Discussing the film in his book Cinema Speculation, Tarantino said of Bambi, “Bambi getting lost from his mother, her being shot by the hunter, and that horrifying forest fire upset me like nothing else I saw in the movies.” In fact, it wasn’t until Tarantino saw Wes Craven’s 1972 rape/revenge film The Last House on the Left that “anything came close” to the horrors of Bambi.

Bambi tells the likes of the titular white-tailed deer, his parents and friends, including a rabbit called Thumper and a skunk called Flower. The film is famous for a heartbreaking scene in which Bambi loses his mother and eventually finds that she has been killed by hunters. According to Tarantino, Bambi is akin to Craven’s film that tells of the abduction, rape and torture of a teenager and the subsequent quest for revenge by her parents.

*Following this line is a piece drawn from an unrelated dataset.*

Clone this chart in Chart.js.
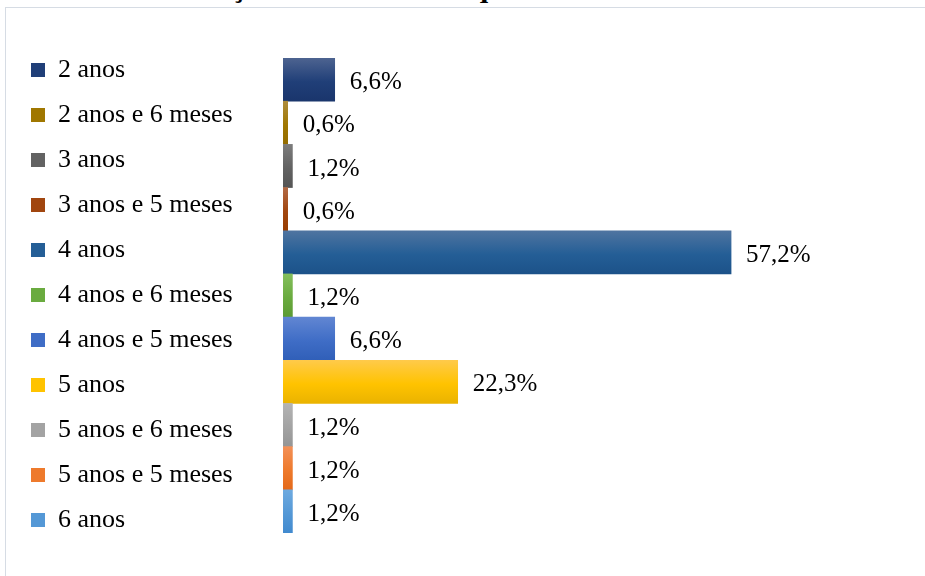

Tarantino admitted that the scenes from Bambi have been “fucking up children for decades.” Still, the director wanted to explain exactly why the Disney film affected him “so traumatically”. He began by pointing out that Bambi seeing his mother die “hits every kid right where they live”.

Going deeper, though, Tarantino explained that it was the sudden turn towards tragedy that makes such scenes in Bambi so harrowing. “The TV spots really didn’t emphasize the film’s true nature,” he said. “Instead, they concentrated on the cute Bambi and Thumper antics. Nothing prepared me for the harrowing turn of events to come.”

When Tarantino finally saw the traumatising scene of Bambi, he said his little brain screamed “the five-year-old version of ‘What the fuck is happening?’” Had the rest of Bambi been even remotely violent, then the young Tarantino might have been prepared for the harrowing scene in which Bambi loses his mother, but the fact that the first half of the film is most happy and playful meant that it came as a huge shock.

Indeed, Bambi is one of those films that introduces children to the concept of death for the first time, or as Tarantino puts it, it has been “fucking up children for decades”. Still, the director, in his typical hyperbolic manner, went some way to suggest that the film is as horrifying and traumatising as Wes Craven’s The Last House on the Left, which, considering its content, was banned in the United Kingdom until 2002 and failed to be certified for release.